From previously conducted user research we knew we faced significant misconceptions in the market, specifically that Pleo was a bank or merely a tool for small, work-related expenses or simply a "credit card" provider rather than a holistic spend management platform. We needed to shift the narrative to prove we were a credible, professional financial tool for larger organisations.
A homepage, like any page doesn’t exist in isolation. It is of course one step in a wider acquisitional user journey.
In collaboration with our CRO team I looked at our analytical data and it was clear that our main source of acquisition came from social ad campaigns on mobile devices. Users would by and large see an ad whilst scrolling on social feeds then click through to a specific campaign landing page. They would then return later on desktop either by typing the main Pleo URL into the browser or by searching for Pleo.
Our analytics data combined with anecdotal data from speaking with customers also showed that the ability to integrate existing bookkeeping and user management software into our product was a key factor in decision making.

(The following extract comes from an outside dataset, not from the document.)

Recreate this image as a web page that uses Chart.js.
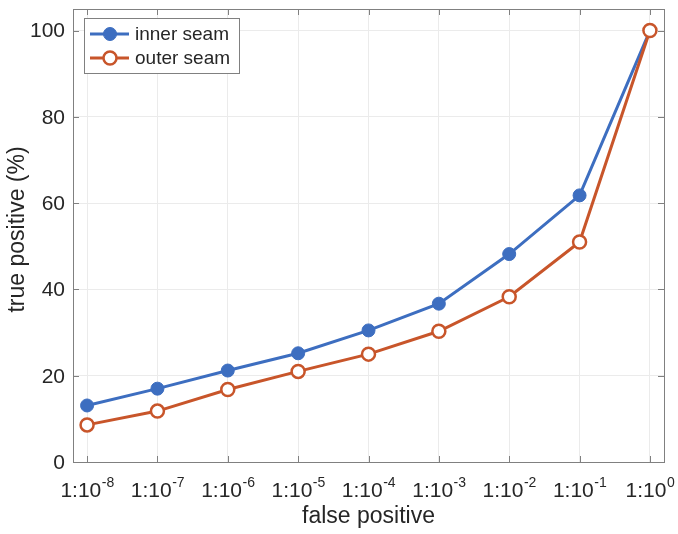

Put simply the heart of this project was information, or more correctly: communicating the right information at the right time so potential customers could make an informed decision.
Some of the core ares we focused on where:
I had already designed and tested out a new hero design as part of an interactive demo initiative. This new hero not only tested well for increased product awareness but also allowed us to introduce the new product demo (via CTA) into the acquisitional flow. We brought this new hero into the new homepage project (with a few tweaks to the CTA pattern) incorporating a video that give a tease into the product dashboard without a cognitive overload.
As previously mentioned, integrations are a key deciding factor for potential customers. We gave this more prominence than on the previous homepage, allowing leads to see a more comprehensive overview of the integrations we offered.
Centring the new narrative structure on the value proposition pillars of "Pay, Manage, Optimise" moved us away from a feature-list approach to a solution-oriented story that would hopefully encourage potential customers to discover more and then see themselves in the story we were telling.



This was a cross-functional effort. I worked closely with:
We used a soft rollout method rather than a standard 50/50 A/B test to mitigate risk.

The new homepage successfully refreshed our brand while improving performance in key areas. The English (EN) test attributed 30% increase in conversion +£142K in MRR pipeline, indicating a positive lift in conversion quality. In Germany (DE), reordering sections to "lead with clarity" resulted in a +24% uplift in predicted Value-Add ARR per user.
UK homepage tests showed a directional uplift of +15% in Average Value per Visit (at 63% confidence), validating our "lead with product clarity" strategy.
We successfully rolled out to 100% of UK traffic followed by successful rollout to all markets with no reported negative impact on conversion rates, meeting our primary "do no harm" success criteria.
The strongest quantitative data (the DE and UK value uplifts) supported our design hypothesis that showing the product early ("lead with clarity") drives better downstream value than hiding it behind generic copy.
While we protected CVR (Sign-up Started), the real value of the redesign was seen deeper in the funnel (Pipeline ARR). Measuring success solely by "clicks to signup" would have undervalued the impact of the brand repositioning.
Attempting to validate complex narrative changes in low-volume markets (like Sweden or Spain) via A/B testing proved difficult. Future structural tests should focus on high-volume locales first.
We treated the homepage as a performance surface, running continuous A/B tests on specific slices, hero copy, trust blocks, and CTAs
We planned to embed the new narrative ("Pay, Manage, Optimise") into other high-intent pages, such as Pricing, Book a Demo, and Product Demo pages, to ensure consistency across the entire user journey.
We continued to refine the localised versions of the homepage, adapting the narrative to fit local market segments better where the initial "one-size-fits-all" translation didn't statistically land.



"Anyone who’s worked on a SaaS website knows how hard it is to get marketing, sales, product, design, and engineering to agree on anything. They see the world differently. Simon somehow did it, over and over, by keeping everyone focused on one thing - helping customers understand what we sell."